Aim of the exercise
Copy out every line exactly, passing over the pictures.

Data lines
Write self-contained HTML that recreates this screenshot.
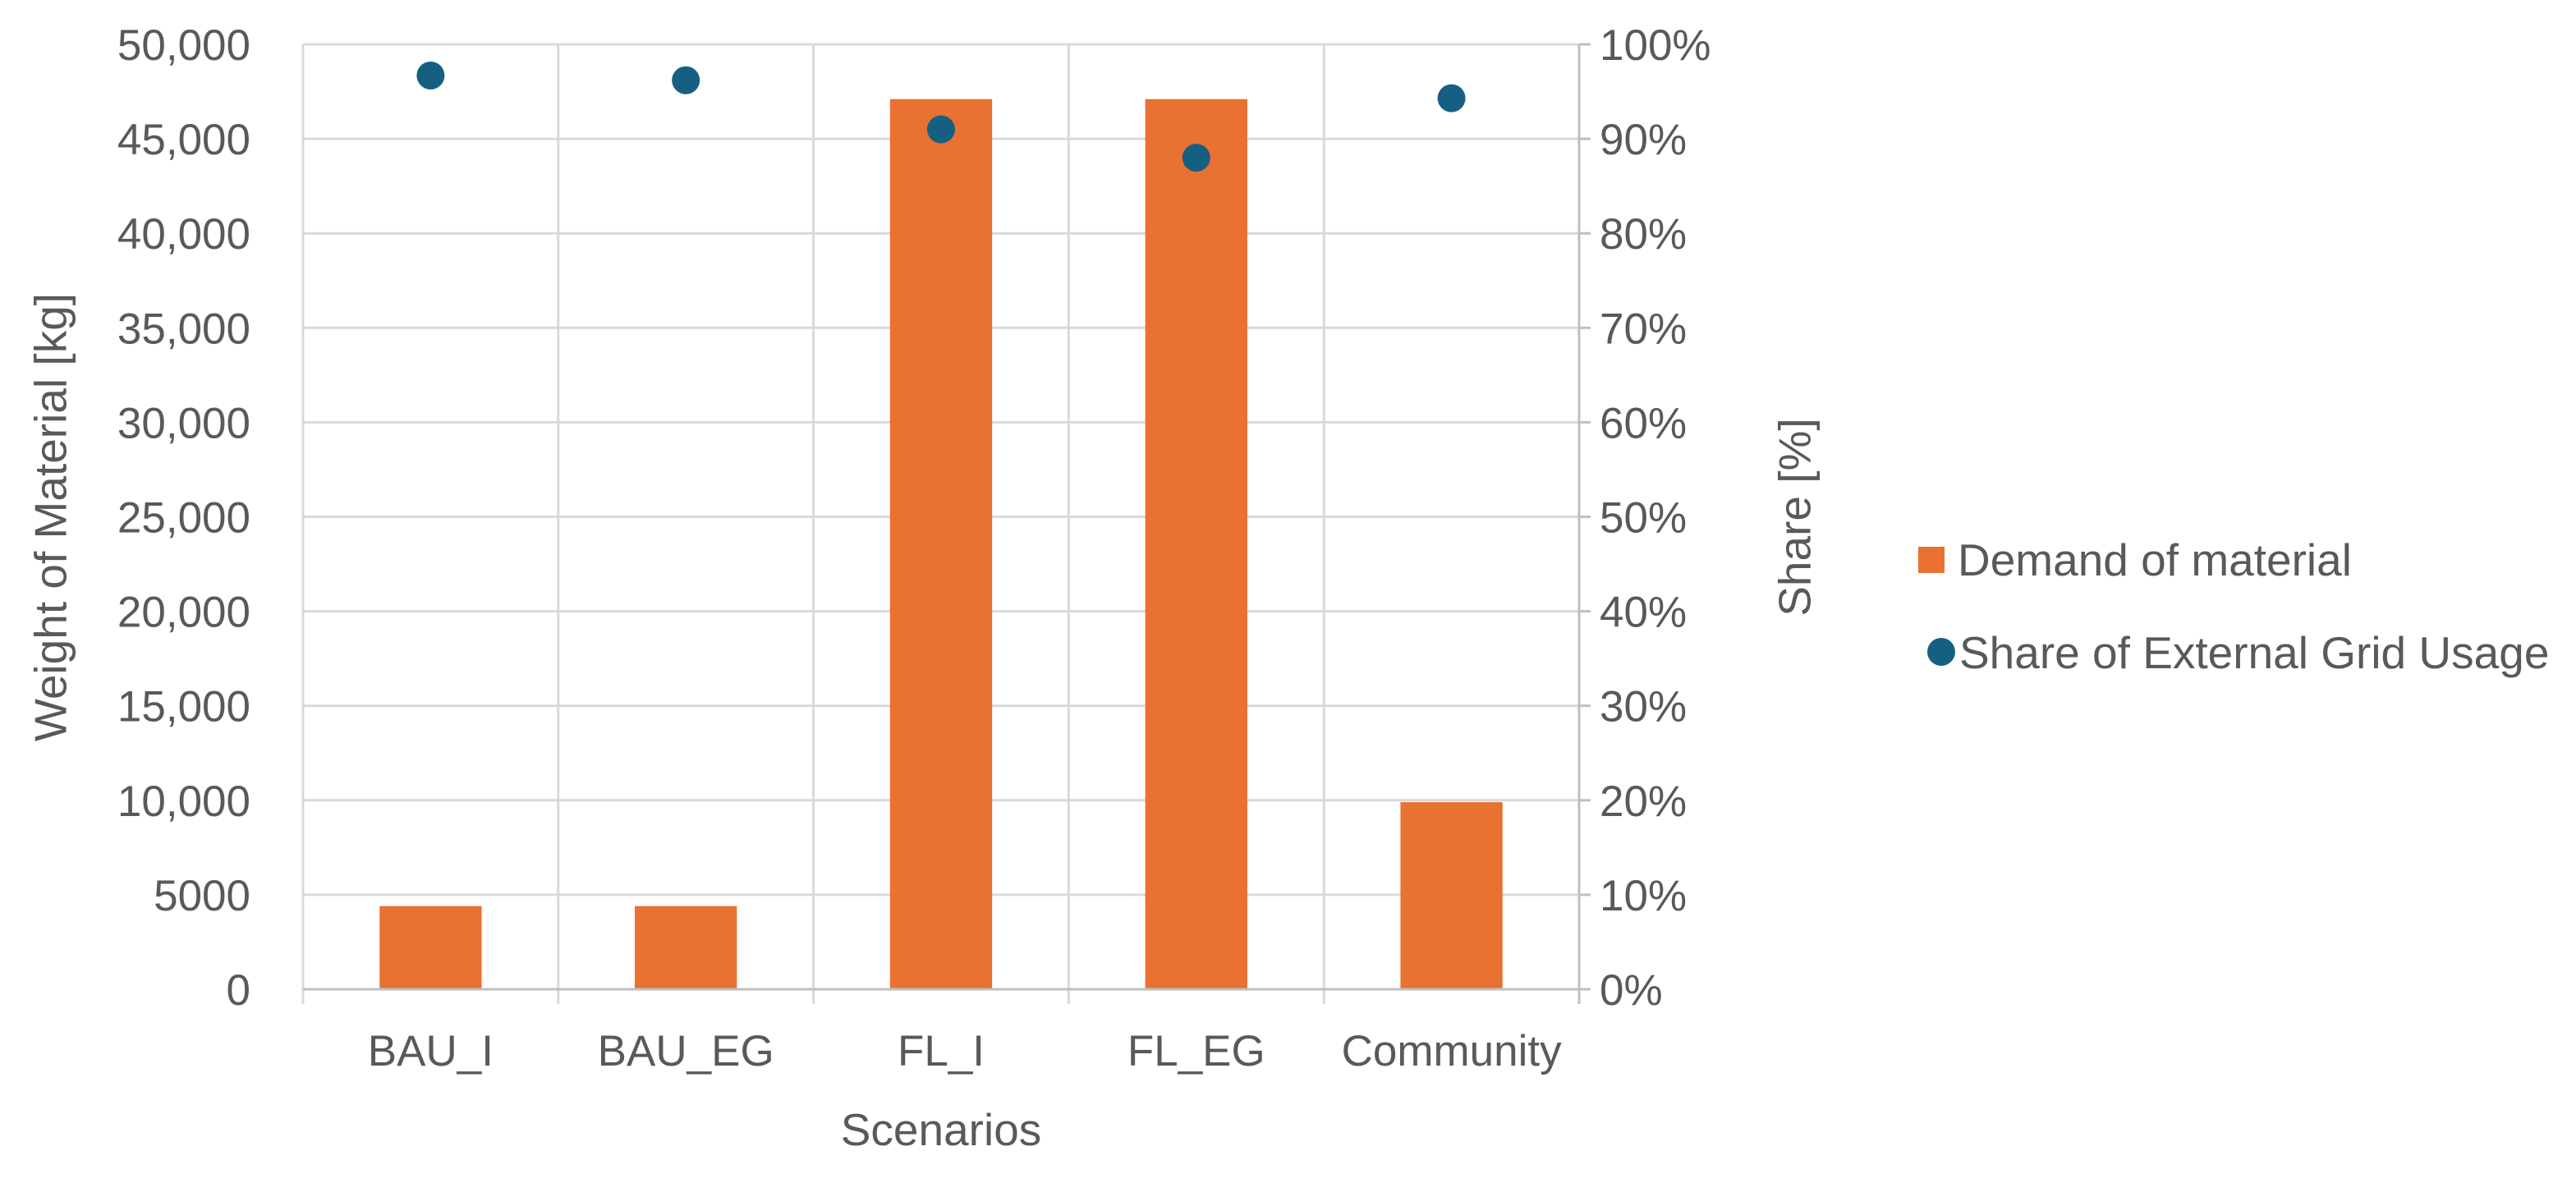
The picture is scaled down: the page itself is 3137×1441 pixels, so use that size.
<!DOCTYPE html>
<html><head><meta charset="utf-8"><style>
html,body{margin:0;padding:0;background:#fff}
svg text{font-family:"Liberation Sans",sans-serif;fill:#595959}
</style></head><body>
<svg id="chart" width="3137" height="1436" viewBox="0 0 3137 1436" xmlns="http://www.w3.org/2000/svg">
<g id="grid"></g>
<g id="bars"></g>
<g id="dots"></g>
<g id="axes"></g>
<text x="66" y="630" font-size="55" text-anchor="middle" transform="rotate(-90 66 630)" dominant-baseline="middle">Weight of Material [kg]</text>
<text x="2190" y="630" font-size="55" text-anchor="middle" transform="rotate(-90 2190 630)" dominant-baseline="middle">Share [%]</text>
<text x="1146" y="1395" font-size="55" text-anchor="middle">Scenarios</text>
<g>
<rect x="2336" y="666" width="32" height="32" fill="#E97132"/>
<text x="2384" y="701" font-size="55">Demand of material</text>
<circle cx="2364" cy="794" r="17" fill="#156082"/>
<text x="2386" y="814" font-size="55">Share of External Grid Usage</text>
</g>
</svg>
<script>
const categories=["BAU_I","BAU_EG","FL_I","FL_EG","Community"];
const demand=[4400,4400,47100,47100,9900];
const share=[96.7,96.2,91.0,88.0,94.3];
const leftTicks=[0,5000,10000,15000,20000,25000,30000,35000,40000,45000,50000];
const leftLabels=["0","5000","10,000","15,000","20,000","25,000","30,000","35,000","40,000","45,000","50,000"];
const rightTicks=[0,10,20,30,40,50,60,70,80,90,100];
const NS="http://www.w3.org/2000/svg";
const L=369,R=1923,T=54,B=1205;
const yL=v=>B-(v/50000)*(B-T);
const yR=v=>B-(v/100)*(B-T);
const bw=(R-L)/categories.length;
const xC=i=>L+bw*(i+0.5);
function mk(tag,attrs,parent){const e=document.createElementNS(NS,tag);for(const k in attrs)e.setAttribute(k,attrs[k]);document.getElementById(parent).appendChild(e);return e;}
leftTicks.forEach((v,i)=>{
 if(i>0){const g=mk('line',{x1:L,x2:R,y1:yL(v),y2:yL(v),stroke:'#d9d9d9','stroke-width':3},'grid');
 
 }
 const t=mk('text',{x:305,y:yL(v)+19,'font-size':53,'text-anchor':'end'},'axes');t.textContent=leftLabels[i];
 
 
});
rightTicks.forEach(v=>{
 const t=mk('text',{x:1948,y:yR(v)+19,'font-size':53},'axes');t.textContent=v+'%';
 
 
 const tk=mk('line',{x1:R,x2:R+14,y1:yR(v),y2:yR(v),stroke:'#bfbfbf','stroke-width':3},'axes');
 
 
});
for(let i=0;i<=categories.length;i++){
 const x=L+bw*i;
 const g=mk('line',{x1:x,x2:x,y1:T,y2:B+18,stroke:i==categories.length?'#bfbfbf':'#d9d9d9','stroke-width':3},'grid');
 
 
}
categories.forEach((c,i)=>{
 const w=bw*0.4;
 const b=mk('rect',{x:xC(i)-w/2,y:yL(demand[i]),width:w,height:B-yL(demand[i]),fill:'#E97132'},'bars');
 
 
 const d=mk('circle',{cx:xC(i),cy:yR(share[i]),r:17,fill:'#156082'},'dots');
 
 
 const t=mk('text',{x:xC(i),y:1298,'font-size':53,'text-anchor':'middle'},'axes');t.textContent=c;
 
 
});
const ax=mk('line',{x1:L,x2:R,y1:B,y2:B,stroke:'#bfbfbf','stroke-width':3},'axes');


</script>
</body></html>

Completed task
Write self-contained HTML that recreates this screenshot.
The picture is scaled down: the page itself is 3137×1441 pixels, so use that size.
<!DOCTYPE html>
<html><head><meta charset="utf-8"><style>
html,body{margin:0;padding:0;background:#fff}
svg text{font-family:"Liberation Sans",sans-serif;fill:#595959}
</style></head><body>
<svg id="chart" width="3137" height="1436" viewBox="0 0 3137 1436" xmlns="http://www.w3.org/2000/svg">
<g id="grid"></g>
<g id="bars"></g>
<g id="dots"></g>
<g id="axes"></g>
<text x="66" y="630" font-size="55" text-anchor="middle" transform="rotate(-90 66 630)" dominant-baseline="middle">Weight of Material [kg]</text>
<text x="2190" y="630" font-size="55" text-anchor="middle" transform="rotate(-90 2190 630)" dominant-baseline="middle">Share [%]</text>
<text x="1146" y="1395" font-size="55" text-anchor="middle">Scenarios</text>
<g>
<rect x="2336" y="666" width="32" height="32" fill="#E97132"/>
<text x="2384" y="701" font-size="55">Demand of material</text>
<circle cx="2364" cy="794" r="17" fill="#156082"/>
<text x="2386" y="814" font-size="55">Share of External Grid Usage</text>
</g>
</svg>
<script>
const categories=["BAU_I","BAU_EG","FL_I","FL_EG","Community"];
const demand=[4400,4400,47100,47100,9900];
const share=[96.7,96.2,91.0,88.0,94.3];
const leftTicks=[0,5000,10000,15000,20000,25000,30000,35000,40000,45000,50000];
const leftLabels=["0","5000","10,000","15,000","20,000","25,000","30,000","35,000","40,000","45,000","50,000"];
const rightTicks=[0,10,20,30,40,50,60,70,80,90,100];
const NS="http://www.w3.org/2000/svg";
const L=369,R=1923,T=54,B=1205;
const yL=v=>B-(v/50000)*(B-T);
const yR=v=>B-(v/100)*(B-T);
const bw=(R-L)/categories.length;
const xC=i=>L+bw*(i+0.5);
function mk(tag,attrs,parent){const e=document.createElementNS(NS,tag);for(const k in attrs)e.setAttribute(k,attrs[k]);document.getElementById(parent).appendChild(e);return e;}
leftTicks.forEach((v,i)=>{
 if(i>0){const g=mk('line',{x1:L,x2:R,y1:yL(v),y2:yL(v),stroke:'#d9d9d9','stroke-width':3},'grid');
 
 }
 const t=mk('text',{x:305,y:yL(v)+19,'font-size':53,'text-anchor':'end'},'axes');t.textContent=leftLabels[i];
 
 
});
rightTicks.forEach(v=>{
 const t=mk('text',{x:1948,y:yR(v)+19,'font-size':53},'axes');t.textContent=v+'%';
 
 
 const tk=mk('line',{x1:R,x2:R+14,y1:yR(v),y2:yR(v),stroke:'#bfbfbf','stroke-width':3},'axes');
 
 
});
for(let i=0;i<=categories.length;i++){
 const x=L+bw*i;
 const g=mk('line',{x1:x,x2:x,y1:T,y2:B+18,stroke:i==categories.length?'#bfbfbf':'#d9d9d9','stroke-width':3},'grid');
 
 
}
categories.forEach((c,i)=>{
 const w=bw*0.4;
 const b=mk('rect',{x:xC(i)-w/2,y:yL(demand[i]),width:w,height:B-yL(demand[i]),fill:'#E97132'},'bars');
 
 
 const d=mk('circle',{cx:xC(i),cy:yR(share[i]),r:17,fill:'#156082'},'dots');
 
 
 const t=mk('text',{x:xC(i),y:1298,'font-size':53,'text-anchor':'middle'},'axes');t.textContent=c;
 
 
});
const ax=mk('line',{x1:L,x2:R,y1:B,y2:B,stroke:'#bfbfbf','stroke-width':3},'axes');


</script>
</body></html>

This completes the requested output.